AbstractDecarbonizing industrial sectors is a critical global challenge, involving the creation of new industrial spaces—‘net zero industrial clusters’—co‐locating energy sectors and ‘hard‐to‐abate’ industries such as oil refining and steelmaking. This paper provides the first empirically grounded geographical investigation of these emerging spaces. It employs a place‐based research agenda to unpack how UK net zero industrial clusters (ICs) are imagined and emplaced in policy and industry discourses through place‐based naming, spatial configuring and mapping activities. By conducting document analysis, 33 in‐depth stakeholder interviews and five field trips to three UK case studies, we show how cluster imaginaries vary across cases and policy contexts in terms of constituents, focus and purpose. Ontological complexity is compounded by different rationales among stakeholders in configuring clusters and by contested cluster naming and boundary setting. This ambiguous, evolving spatiality raises important political and justice concerns over who and where is excluded in cluster building.
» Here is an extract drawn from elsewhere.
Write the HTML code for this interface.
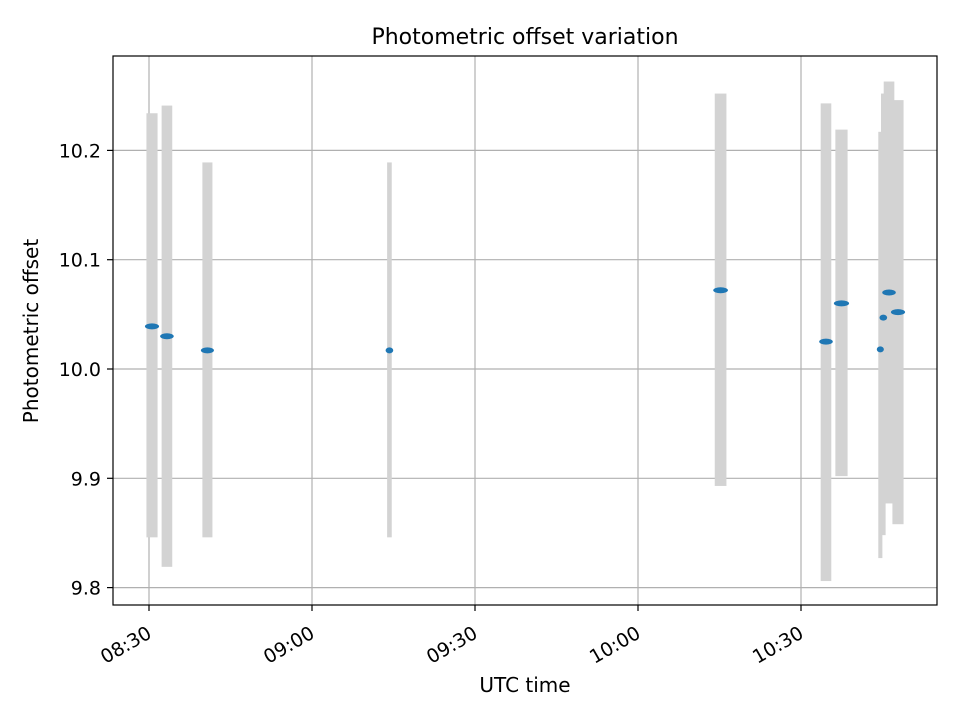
<!DOCTYPE html>
<html><head><meta charset="utf-8"><style>
body{margin:0;background:#fff;font-family:"DejaVu Sans","Liberation Sans",sans-serif}
</style></head><body>
<svg width="960" height="720" viewBox="0 0 960 720" font-family="DejaVu Sans, Liberation Sans, sans-serif">
<rect width="960" height="720" fill="#fff"/>
<g id="grid"></g>
<g id="bars"></g>
<g id="dots"></g>
<rect x="113" y="56" width="824" height="549" fill="none" stroke="#000" stroke-width="1.2"/>
<g id="ticks"></g>
<text x="525" y="44" font-size="22px" text-anchor="middle">Photometric offset variation</text>
<text x="525" y="692" font-size="20px" text-anchor="middle">UTC time</text>
<text transform="translate(38,331) rotate(-90)" font-size="20px" text-anchor="middle">Photometric offset</text>
</svg>
<script>
// minutes after 08:30
const tStart=[-0.2,2.6,10.1,44.1,104.4,123.9,126.6,134.5,135.0,135.5,137.1];
const tEnd=[1.3,4.0,11.4,44.4,106.0,125.3,128.3,134.7,135.3,136.9,138.6];
const values=[10.039,10.030,10.017,10.017,10.072,10.025,10.060,10.018,10.047,10.070,10.052];
const errTop=[10.234,10.241,10.189,10.189,10.252,10.243,10.219,10.217,10.252,10.263,10.246];
const errBottom=[9.846,9.819,9.846,9.846,9.893,9.806,9.902,9.827,9.848,9.877,9.858];
const yTicks=[9.8,9.9,10.0,10.1,10.2];
const yTickLabels=["9.8","9.9","10.0","10.1","10.2"];
const xTicks=[0,30,60,90,120];
const xTickLabels=["08:30","09:00","09:30","10:00","10:30"];
const NS="http://www.w3.org/2000/svg";
const x=t=>149+t*163/30;
const y=v=>369-(v-10)*1093;
function mk(tag,attrs,parent){const e=document.createElementNS(NS,tag);for(const k in attrs)e.setAttribute(k,attrs[k]);document.getElementById(parent).appendChild(e);return e;}
xTicks.forEach((t,i)=>{
  const g=mk('line',{x1:x(t),x2:x(t),y1:56,y2:605,stroke:'#b0b0b0','stroke-width':1.2},'grid');
  
  
  const tk=mk('line',{x1:x(t),x2:x(t),y1:605,y2:611,stroke:'#000','stroke-width':1.2},'ticks');
  
  
  const lb=mk('text',{transform:`translate(${x(t)-3},625) rotate(-30)`,'font-size':'19px','text-anchor':'end','dominant-baseline':'hanging'},'ticks');
  lb.textContent=xTickLabels[i];
  
  
});
yTicks.forEach((v,i)=>{
  const g=mk('line',{x1:113,x2:937,y1:y(v),y2:y(v),stroke:'#b0b0b0','stroke-width':1.2},'grid');
  
  
  const tk=mk('line',{x1:107,x2:113,y1:y(v),y2:y(v),stroke:'#000','stroke-width':1.2},'ticks');
  
  
  const lb=mk('text',{x:101,y:y(v)+7,'font-size':'19px','text-anchor':'end'},'ticks');
  lb.textContent=yTickLabels[i];
  
  
});
values.forEach((v,i)=>{
  const x0=x(tStart[i])-1.5,x1=x(tEnd[i])+1.5;
  const r=mk('rect',{x:x0,y:y(errTop[i]),width:x1-x0,height:y(errBottom[i])-y(errTop[i]),fill:'#d3d3d3'},'bars');
  
  
});
values.forEach((v,i)=>{
  const cx=(x(tStart[i])+x(tEnd[i]))/2,rx=(x(tEnd[i])-x(tStart[i]))/2+3;
  const e=mk('ellipse',{cx:cx,cy:y(v),rx:rx,ry:3,fill:'#1f77b4'},'dots');
  
  
});
</script>
</body></html>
These findings advance the geographies of low‐carbon transitions by showing: (1) ways that ICs' spatial embeddedness, which underlies cluster spatial configurations, helps increase industry actors' recognition of their economic, social and cultural ties with the places of their making, even if this risks path dependency; (2) how fluid cluster boundaries, reflected in cluster names and maps, emphasize the value of a network topology of scale to enable spatially inclusive, multi‐scalar climate mitigation. Finally, we argue that a place‐sensitive net zero policy mindset is vital for fulfilling ICs and the UK's decarbonization potential in a manner that is both fair and locally grounded.